**Source material**
________________________________________

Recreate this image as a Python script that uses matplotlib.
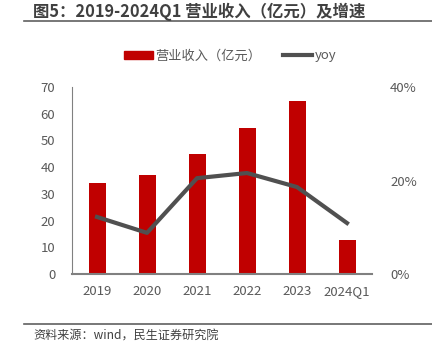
import matplotlib
matplotlib.use("Agg")
import matplotlib.pyplot as plt
from matplotlib.lines import Line2D
from matplotlib.ticker import FuncFormatter

plt.rcParams["font.family"] = ["Noto Sans CJK SC", "DejaVu Sans"]

years = ["2019", "2020", "2021", "2022", "2023", "2024Q1"]
revenue = [34.1, 37.1, 45.0, 54.7, 64.8, 12.7]
yoy = [12.2, 8.8, 20.5, 21.6, 18.6, 10.9]

bar_colour = "#C00000"
line_colour = "#505050"
text_colour = "#595959"
axis_colour = "#808080"

fig = plt.figure(figsize=(4.32, 3.42), dpi=100)
ax = fig.add_axes([72 / 432, 1 - 274 / 342, 300 / 432, 187 / 342])
ax2 = ax.twinx()

x = list(range(len(years)))
ax.bar(x, revenue, width=0.34, color=bar_colour, zorder=2)
ax2.plot(x, yoy, color=line_colour, lw=3, zorder=3)

ax.set_xlim(-0.5, 5.5)
ax.set_ylim(0, 70)
ax.set_yticks(range(0, 71, 10))
ax2.set_ylim(0, 40)
ax2.set_yticks([0, 20, 40])
ax2.yaxis.set_major_formatter(FuncFormatter(lambda v, p: f"{v:.0f}%"))
ax.set_xticks(x)
ax.set_xticklabels(years)

for a in (ax, ax2):
    for s in ("top", "right"):
        a.spines[s].set_visible(False)
ax2.spines["left"].set_visible(False)
ax2.spines["bottom"].set_visible(False)
ax.spines["left"].set_color(axis_colour)
ax.spines["bottom"].set_color(axis_colour)
ax.spines["bottom"].set_linewidth(1.5)

ax.tick_params(axis="both", length=0, colors=text_colour, labelsize=9.5)
ax.tick_params(axis="y", pad=12)
ax.tick_params(axis="x", pad=8)
ax2.tick_params(axis="y", length=0, colors=text_colour, labelsize=9.5, pad=13)

handles = [
    plt.Rectangle((0, 0), 1, 1, color=bar_colour),
    Line2D([], [], color=line_colour, lw=3),
]
fig.legend(handles, ["营业收入（亿元）", "yoy"], loc="center",
           bbox_to_anchor=(230 / 432, 1 - 56 / 342), ncol=2, frameon=False,
           fontsize=9.5, labelcolor=text_colour, handlelength=2.2,
           handleheight=0.6, columnspacing=1.6, handletextpad=0.2)

fig.text(33 / 432, 1 - 12 / 342, "图5：2019-2024Q1 营业收入（亿元）及增速",
         fontsize=11.8, fontweight="bold", color="#404040", va="center")
fig.add_artist(Line2D([24 / 432, 1], [1 - 21 / 342] * 2, color="#606060", lw=1.2))
fig.add_artist(Line2D([24 / 432, 1], [1 - 324 / 342] * 2, color="#606060", lw=1.2))
fig.text(33 / 432, 1 - 336 / 342, "资料来源：wind，民生证券研究院",
         fontsize=8.7, color="#404040", va="center")

fig.savefig("out.png", dpi=100)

________________________________________

**Stated goal**
Please write out all the data again word for word, but not the pictures.

**The reply**
Recreate this image as a Python script that uses matplotlib.
import matplotlib
matplotlib.use("Agg")
import matplotlib.pyplot as plt
from matplotlib.lines import Line2D
from matplotlib.ticker import FuncFormatter

plt.rcParams["font.family"] = ["Noto Sans CJK SC", "DejaVu Sans"]

years = ["2019", "2020", "2021", "2022", "2023", "2024Q1"]
revenue = [34.1, 37.1, 45.0, 54.7, 64.8, 12.7]
yoy = [12.2, 8.8, 20.5, 21.6, 18.6, 10.9]

bar_colour = "#C00000"
line_colour = "#505050"
text_colour = "#595959"
axis_colour = "#808080"

fig = plt.figure(figsize=(4.32, 3.42), dpi=100)
ax = fig.add_axes([72 / 432, 1 - 274 / 342, 300 / 432, 187 / 342])
ax2 = ax.twinx()

x = list(range(len(years)))
ax.bar(x, revenue, width=0.34, color=bar_colour, zorder=2)
ax2.plot(x, yoy, color=line_colour, lw=3, zorder=3)

ax.set_xlim(-0.5, 5.5)
ax.set_ylim(0, 70)
ax.set_yticks(range(0, 71, 10))
ax2.set_ylim(0, 40)
ax2.set_yticks([0, 20, 40])
ax2.yaxis.set_major_formatter(FuncFormatter(lambda v, p: f"{v:.0f}%"))
ax.set_xticks(x)
ax.set_xticklabels(years)

for a in (ax, ax2):
    for s in ("top", "right"):
        a.spines[s].set_visible(False)
ax2.spines["left"].set_visible(False)
ax2.spines["bottom"].set_visible(False)
ax.spines["left"].set_color(axis_colour)
ax.spines["bottom"].set_color(axis_colour)
ax.spines["bottom"].set_linewidth(1.5)

ax.tick_params(axis="both", length=0, colors=text_colour, labelsize=9.5)
ax.tick_params(axis="y", pad=12)
ax.tick_params(axis="x", pad=8)
ax2.tick_params(axis="y", length=0, colors=text_colour, labelsize=9.5, pad=13)

handles = [
    plt.Rectangle((0, 0), 1, 1, color=bar_colour),
    Line2D([], [], color=line_colour, lw=3),
]
fig.legend(handles, ["营业收入（亿元）", "yoy"], loc="center",
           bbox_to_anchor=(230 / 432, 1 - 56 / 342), ncol=2, frameon=False,
           fontsize=9.5, labelcolor=text_colour, handlelength=2.2,
           handleheight=0.6, columnspacing=1.6, handletextpad=0.2)

fig.text(33 / 432, 1 - 12 / 342, "图5：2019-2024Q1 营业收入（亿元）及增速",
         fontsize=11.8, fontweight="bold", color="#404040", va="center")
fig.add_artist(Line2D([24 / 432, 1], [1 - 21 / 342] * 2, color="#606060", lw=1.2))
fig.add_artist(Line2D([24 / 432, 1], [1 - 324 / 342] * 2, color="#606060", lw=1.2))
fig.text(33 / 432, 1 - 336 / 342, "资料来源：wind，民生证券研究院",
         fontsize=8.7, color="#404040", va="center")

fig.savefig("out.png", dpi=100)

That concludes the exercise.